[START Data supplied]

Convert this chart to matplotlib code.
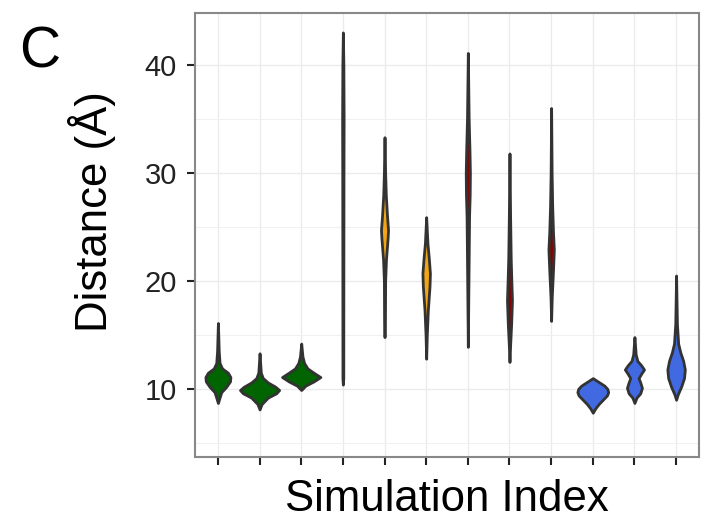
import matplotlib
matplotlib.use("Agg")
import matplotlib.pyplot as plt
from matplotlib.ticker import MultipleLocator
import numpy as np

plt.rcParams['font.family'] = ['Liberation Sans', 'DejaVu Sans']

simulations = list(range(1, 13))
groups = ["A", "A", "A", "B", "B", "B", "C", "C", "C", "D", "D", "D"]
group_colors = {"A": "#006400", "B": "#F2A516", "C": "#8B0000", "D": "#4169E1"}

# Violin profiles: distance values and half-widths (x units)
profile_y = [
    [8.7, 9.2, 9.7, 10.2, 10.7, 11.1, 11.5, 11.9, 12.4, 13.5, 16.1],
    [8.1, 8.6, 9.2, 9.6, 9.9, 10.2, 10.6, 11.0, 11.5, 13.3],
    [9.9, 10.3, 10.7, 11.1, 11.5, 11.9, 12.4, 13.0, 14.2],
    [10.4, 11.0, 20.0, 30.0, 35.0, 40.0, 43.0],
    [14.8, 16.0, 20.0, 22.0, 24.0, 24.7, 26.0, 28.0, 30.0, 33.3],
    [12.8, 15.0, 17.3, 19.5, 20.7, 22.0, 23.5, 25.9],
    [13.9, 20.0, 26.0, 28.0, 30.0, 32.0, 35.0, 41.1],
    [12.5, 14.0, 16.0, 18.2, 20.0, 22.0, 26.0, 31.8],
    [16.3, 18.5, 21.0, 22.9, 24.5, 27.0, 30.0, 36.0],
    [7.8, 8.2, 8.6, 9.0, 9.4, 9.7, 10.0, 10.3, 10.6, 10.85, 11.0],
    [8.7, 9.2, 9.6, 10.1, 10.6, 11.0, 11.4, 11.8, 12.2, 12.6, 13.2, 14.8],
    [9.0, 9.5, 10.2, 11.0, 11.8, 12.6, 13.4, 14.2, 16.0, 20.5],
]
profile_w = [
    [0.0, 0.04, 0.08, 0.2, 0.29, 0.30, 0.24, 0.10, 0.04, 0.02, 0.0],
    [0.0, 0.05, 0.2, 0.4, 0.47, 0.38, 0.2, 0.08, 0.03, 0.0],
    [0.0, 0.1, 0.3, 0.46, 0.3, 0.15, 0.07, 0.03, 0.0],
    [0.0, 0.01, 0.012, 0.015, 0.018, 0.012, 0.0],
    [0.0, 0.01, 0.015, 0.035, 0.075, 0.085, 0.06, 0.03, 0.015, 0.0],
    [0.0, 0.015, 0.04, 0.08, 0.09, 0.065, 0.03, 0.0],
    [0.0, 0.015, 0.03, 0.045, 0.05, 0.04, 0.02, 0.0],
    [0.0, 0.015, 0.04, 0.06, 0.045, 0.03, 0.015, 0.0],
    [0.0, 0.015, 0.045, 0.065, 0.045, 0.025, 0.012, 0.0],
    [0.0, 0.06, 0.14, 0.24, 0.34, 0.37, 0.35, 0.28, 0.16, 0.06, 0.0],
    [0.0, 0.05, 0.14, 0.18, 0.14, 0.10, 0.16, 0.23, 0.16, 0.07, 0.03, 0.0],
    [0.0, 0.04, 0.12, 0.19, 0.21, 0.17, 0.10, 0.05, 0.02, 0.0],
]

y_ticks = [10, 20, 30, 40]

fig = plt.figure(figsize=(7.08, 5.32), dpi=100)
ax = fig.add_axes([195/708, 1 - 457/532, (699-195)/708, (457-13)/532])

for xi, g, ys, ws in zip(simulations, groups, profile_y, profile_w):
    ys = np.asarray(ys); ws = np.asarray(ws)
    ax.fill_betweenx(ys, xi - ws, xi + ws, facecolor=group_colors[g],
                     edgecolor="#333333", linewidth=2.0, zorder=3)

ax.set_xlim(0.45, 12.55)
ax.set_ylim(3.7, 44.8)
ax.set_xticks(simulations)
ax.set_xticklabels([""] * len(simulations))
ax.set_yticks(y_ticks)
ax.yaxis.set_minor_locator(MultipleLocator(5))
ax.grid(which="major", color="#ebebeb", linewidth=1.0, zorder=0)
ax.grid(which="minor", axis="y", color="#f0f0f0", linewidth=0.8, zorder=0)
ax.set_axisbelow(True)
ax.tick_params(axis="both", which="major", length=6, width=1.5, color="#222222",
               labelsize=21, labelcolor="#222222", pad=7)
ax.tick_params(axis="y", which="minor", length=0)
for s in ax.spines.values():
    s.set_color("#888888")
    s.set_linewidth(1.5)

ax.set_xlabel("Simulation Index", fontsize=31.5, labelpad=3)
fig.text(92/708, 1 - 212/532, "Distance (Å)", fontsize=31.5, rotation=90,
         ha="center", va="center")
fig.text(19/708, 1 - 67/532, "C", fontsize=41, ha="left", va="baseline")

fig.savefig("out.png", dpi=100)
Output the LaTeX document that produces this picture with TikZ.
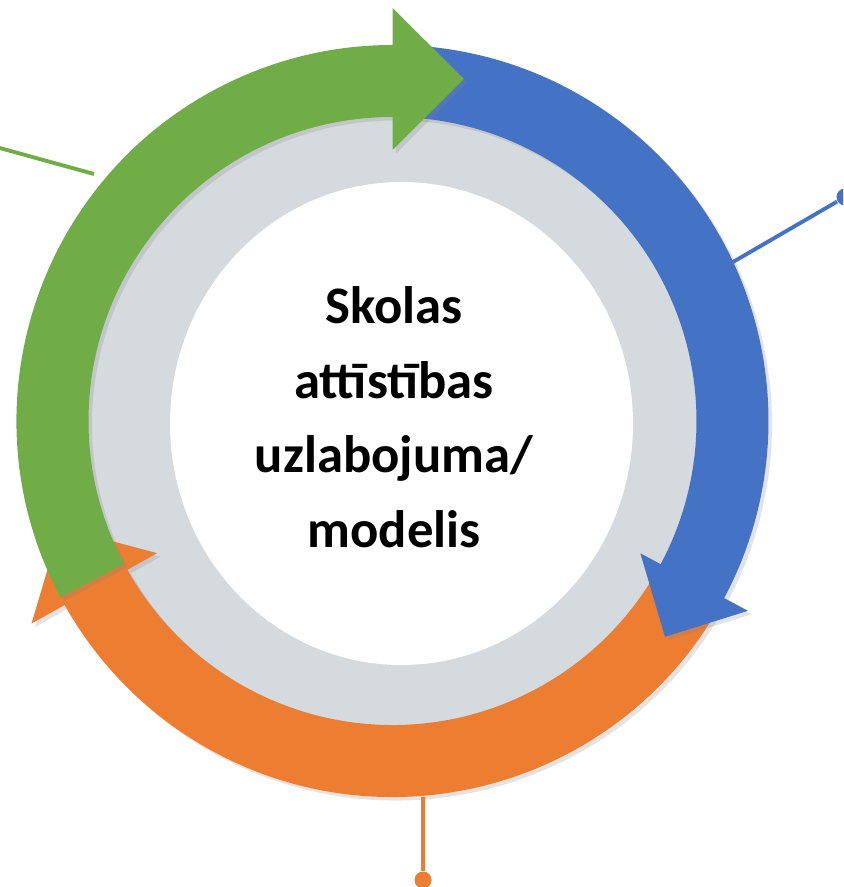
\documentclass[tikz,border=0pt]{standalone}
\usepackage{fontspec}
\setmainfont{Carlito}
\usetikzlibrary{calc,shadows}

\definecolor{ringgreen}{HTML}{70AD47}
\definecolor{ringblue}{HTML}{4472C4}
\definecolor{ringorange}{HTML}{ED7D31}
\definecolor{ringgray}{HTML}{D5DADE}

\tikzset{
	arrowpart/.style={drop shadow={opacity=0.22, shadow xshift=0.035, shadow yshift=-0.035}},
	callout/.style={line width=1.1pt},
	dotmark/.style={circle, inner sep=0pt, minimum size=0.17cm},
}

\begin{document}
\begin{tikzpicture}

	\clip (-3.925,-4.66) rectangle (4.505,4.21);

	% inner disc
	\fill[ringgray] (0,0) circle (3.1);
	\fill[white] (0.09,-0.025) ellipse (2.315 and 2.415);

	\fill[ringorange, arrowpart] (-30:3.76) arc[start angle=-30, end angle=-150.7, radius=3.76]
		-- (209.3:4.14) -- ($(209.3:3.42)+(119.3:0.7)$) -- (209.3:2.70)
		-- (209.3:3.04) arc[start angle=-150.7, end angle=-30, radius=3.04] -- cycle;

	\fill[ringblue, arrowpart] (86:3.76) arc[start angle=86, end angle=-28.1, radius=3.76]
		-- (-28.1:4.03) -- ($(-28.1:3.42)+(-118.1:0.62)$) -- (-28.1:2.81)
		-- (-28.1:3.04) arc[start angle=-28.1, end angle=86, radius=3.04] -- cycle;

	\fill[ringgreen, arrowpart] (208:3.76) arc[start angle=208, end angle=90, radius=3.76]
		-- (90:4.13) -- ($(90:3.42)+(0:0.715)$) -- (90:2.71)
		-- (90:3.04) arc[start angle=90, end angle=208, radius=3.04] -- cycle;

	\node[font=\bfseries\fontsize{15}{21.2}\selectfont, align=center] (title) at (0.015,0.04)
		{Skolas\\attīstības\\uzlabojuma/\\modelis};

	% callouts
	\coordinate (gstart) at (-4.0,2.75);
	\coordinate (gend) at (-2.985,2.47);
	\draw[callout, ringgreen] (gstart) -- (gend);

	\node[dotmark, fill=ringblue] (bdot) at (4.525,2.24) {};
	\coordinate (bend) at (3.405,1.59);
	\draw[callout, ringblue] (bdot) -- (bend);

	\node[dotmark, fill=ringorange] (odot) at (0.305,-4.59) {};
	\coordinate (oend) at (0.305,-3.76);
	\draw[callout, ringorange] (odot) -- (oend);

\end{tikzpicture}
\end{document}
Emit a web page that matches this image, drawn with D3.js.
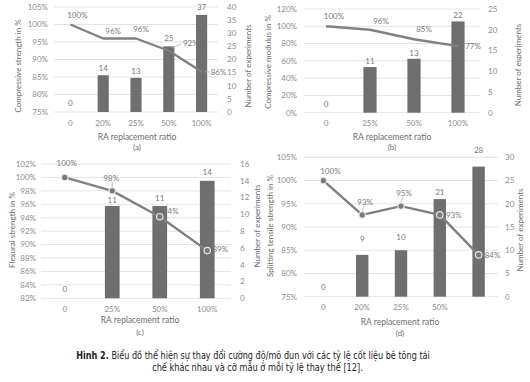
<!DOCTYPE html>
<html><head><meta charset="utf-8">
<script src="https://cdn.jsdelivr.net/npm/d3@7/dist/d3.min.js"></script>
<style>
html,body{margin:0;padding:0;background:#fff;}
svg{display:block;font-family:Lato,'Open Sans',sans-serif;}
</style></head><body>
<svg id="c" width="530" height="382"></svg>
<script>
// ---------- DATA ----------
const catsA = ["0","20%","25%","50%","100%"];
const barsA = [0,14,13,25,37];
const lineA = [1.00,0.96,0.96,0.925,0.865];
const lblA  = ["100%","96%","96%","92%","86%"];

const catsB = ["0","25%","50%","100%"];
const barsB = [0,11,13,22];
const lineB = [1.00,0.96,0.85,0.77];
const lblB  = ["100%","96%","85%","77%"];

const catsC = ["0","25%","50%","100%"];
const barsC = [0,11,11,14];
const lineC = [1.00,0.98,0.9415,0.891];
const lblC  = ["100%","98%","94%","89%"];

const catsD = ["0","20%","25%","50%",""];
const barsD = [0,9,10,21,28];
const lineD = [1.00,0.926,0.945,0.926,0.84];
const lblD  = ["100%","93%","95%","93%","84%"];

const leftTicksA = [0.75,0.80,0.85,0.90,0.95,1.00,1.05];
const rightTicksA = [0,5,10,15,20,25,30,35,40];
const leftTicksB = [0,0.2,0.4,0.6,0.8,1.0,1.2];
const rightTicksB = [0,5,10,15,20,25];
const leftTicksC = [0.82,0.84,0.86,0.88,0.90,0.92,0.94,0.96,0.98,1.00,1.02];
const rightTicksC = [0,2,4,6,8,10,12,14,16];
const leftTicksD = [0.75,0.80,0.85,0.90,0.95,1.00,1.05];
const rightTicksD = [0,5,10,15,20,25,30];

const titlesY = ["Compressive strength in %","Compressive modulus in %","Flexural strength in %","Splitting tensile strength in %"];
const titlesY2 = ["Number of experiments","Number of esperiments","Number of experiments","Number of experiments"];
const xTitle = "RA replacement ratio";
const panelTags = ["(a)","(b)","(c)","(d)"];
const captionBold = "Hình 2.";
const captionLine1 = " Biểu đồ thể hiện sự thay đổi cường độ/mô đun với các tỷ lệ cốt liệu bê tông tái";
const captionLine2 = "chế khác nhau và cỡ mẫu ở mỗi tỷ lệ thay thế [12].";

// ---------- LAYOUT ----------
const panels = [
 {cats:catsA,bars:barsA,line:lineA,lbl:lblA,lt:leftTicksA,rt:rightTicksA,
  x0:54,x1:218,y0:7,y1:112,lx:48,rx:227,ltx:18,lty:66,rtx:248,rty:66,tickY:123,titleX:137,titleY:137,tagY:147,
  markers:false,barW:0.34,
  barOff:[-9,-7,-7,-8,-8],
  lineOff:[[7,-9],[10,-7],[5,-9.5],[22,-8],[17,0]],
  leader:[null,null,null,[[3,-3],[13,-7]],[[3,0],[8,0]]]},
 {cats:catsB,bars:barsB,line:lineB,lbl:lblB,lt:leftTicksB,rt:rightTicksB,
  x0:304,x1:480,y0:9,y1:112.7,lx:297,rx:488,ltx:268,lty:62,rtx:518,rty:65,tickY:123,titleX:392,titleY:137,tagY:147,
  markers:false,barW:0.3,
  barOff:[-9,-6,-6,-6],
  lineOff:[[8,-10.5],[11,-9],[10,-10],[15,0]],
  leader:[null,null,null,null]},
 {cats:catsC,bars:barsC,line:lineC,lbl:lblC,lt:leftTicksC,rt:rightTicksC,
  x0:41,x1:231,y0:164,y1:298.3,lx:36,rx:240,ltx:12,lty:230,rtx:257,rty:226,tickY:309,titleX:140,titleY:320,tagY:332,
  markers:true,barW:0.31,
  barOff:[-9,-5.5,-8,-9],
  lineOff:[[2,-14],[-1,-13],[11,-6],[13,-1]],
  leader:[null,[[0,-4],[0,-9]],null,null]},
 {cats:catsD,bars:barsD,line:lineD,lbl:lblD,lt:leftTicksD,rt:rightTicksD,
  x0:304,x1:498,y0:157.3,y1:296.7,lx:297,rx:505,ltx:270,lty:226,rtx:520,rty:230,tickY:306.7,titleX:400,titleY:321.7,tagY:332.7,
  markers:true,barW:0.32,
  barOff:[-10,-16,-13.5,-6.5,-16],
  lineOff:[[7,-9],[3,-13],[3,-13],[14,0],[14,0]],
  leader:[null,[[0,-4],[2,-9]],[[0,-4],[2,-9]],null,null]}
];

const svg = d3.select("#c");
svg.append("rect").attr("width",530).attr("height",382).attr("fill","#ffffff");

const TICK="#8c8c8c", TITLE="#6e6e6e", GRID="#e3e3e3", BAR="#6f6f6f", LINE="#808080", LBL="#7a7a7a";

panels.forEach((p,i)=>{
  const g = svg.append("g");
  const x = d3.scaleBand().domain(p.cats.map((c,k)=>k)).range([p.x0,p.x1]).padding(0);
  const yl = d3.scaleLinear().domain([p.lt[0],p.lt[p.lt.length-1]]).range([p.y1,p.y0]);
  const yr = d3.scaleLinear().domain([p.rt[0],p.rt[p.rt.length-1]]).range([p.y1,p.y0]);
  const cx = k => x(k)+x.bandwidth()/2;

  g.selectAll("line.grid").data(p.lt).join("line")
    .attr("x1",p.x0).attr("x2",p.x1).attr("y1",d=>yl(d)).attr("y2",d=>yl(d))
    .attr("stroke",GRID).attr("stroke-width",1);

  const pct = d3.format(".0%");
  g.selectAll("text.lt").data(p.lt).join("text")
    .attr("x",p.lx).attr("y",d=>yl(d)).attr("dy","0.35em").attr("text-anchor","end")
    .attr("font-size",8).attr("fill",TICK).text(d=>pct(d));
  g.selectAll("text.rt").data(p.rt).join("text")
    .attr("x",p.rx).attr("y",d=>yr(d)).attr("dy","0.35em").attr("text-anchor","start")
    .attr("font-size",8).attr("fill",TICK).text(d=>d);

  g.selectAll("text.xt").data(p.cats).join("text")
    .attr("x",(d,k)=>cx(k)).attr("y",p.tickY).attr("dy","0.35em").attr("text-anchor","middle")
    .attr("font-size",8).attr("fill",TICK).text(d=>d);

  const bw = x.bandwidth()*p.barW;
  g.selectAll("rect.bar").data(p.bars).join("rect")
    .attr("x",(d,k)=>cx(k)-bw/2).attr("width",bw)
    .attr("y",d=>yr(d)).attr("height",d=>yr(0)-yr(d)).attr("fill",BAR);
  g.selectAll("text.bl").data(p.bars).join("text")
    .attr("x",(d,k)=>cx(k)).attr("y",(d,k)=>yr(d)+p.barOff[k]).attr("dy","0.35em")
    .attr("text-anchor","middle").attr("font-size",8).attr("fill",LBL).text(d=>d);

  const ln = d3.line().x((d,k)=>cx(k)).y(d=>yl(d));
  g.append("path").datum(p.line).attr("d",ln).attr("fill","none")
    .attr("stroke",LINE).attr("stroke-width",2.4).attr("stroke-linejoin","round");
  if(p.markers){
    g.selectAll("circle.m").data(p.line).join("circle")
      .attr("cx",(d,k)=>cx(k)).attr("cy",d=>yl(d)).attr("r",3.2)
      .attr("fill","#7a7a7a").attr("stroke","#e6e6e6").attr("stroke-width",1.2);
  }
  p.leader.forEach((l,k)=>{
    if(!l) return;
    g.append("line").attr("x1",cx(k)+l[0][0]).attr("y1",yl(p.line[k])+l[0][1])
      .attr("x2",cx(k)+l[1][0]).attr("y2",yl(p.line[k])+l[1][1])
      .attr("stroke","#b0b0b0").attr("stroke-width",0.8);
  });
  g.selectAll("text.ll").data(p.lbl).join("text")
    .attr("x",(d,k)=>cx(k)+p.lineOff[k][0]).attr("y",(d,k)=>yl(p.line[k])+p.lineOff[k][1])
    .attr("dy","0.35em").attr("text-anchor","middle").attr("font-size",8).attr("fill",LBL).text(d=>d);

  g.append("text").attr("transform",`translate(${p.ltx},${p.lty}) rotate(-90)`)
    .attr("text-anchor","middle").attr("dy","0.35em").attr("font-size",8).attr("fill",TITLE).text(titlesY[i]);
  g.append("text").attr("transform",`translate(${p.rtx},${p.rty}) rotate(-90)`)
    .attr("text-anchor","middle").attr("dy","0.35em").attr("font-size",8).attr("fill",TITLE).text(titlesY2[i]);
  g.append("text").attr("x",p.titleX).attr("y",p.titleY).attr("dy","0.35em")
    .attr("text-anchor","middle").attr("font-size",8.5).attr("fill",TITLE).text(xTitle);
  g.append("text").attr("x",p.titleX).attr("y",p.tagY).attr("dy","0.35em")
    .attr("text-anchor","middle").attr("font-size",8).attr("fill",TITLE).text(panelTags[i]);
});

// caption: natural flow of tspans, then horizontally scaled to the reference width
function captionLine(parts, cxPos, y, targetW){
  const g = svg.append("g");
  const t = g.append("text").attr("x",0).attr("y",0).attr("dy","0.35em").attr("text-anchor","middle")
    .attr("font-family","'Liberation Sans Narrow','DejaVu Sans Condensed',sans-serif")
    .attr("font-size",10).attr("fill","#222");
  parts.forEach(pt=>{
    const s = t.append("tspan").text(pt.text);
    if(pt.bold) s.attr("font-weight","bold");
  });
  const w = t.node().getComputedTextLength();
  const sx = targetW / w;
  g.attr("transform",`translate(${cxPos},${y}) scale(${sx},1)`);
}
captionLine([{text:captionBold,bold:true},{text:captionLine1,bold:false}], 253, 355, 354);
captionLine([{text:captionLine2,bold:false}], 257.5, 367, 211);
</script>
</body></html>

[END Data supplied]

Job:
In the entries above, find the line that contains "Output the LaTeX" and the line that contains "(-3.925,-4.66) rectangle (4.505,4.21);". Reproduce exactly those two lines and every line between them, but not the pictures.

Correct response:
Output the LaTeX document that produces this picture with TikZ.
\documentclass[tikz,border=0pt]{standalone}
\usepackage{fontspec}
\setmainfont{Carlito}
\usetikzlibrary{calc,shadows}

\definecolor{ringgreen}{HTML}{70AD47}
\definecolor{ringblue}{HTML}{4472C4}
\definecolor{ringorange}{HTML}{ED7D31}
\definecolor{ringgray}{HTML}{D5DADE}

\tikzset{
	arrowpart/.style={drop shadow={opacity=0.22, shadow xshift=0.035, shadow yshift=-0.035}},
	callout/.style={line width=1.1pt},
	dotmark/.style={circle, inner sep=0pt, minimum size=0.17cm},
}

\begin{document}
\begin{tikzpicture}

	\clip (-3.925,-4.66) rectangle (4.505,4.21);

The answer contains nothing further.